Homeland & Home: The Immigrant Experience

The Book of Unknown Americans

Cristina Henríquez

Audience:

Adult

Arturo Rivera was the owner of a construction company in Pátzcuaro, México. One day, as his beautiful 15-year-old daughter, Maribel, is helping him at a work site, she sustains an injury that casts doubt on whether she’ll ever be the same again. And so, leaving all they have behind, the Riveras come to America with a single dream: that in this country of great opportunity and resources, Maribel can get better. When Mayor Toro, whose family is from Panamà, sees Maribel in a Dollar Tree store, it is love at first sight. It’s also the beginning of a friendship between the Rivera and Toro families, whose web of guilt and love and responsibility is at this novel’s core. Woven into their stories are the testimonials of men and women who have come to the United States from all over Central and Latin America. Their journeys and their voices will inspire you, surprise you, and break your heart.

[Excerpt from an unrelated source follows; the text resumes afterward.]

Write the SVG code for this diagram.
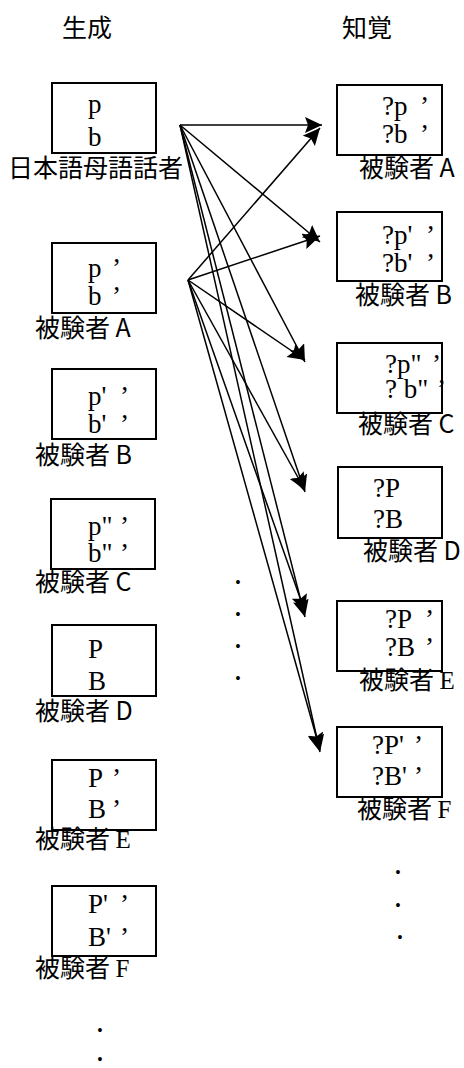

Suspenseful, funny and warm, rich in spirit and humanity, The Book of Unknown Americans is a new American classic.

About the Author

Cristina Henríquez is the author of The Book of Unknown Americans, The World In Half, and Come Together, Fall Apart: A Novella and Stories, which was a New York Times Editors’ Choice selection. Her stories have been published in The New Yorker, The Atlantic, Glimmer Train, The American Scholar, Ploughshares, TriQuarterly, and AGNI along with the anthology This is Not Chick Lit: Original Stories by America’s Best Women Writers. Cristina’s nonfiction has appeared in The New Yorker, The Oxford American, and Preservation as well as in the anthologies State by State: A Panoramic Portrait of America and Thirty Ways of Looking at Hillary: Women Writers Reflect on the Candidate and What Her Campaign Meant. She was featured in Virginia Quarterly Review as one of “Fiction’s New Luminaries,” has been a guest on National Public Radio, and is a recipient of the Alfredo Cisneros Del Moral Foundation Award, a grant started by Sandra Cisneros in honor of her father. Cristina earned her undergraduate degree from Northwestern University and is a graduate of the Iowa Writers’ Workshop. She lives in Chicago.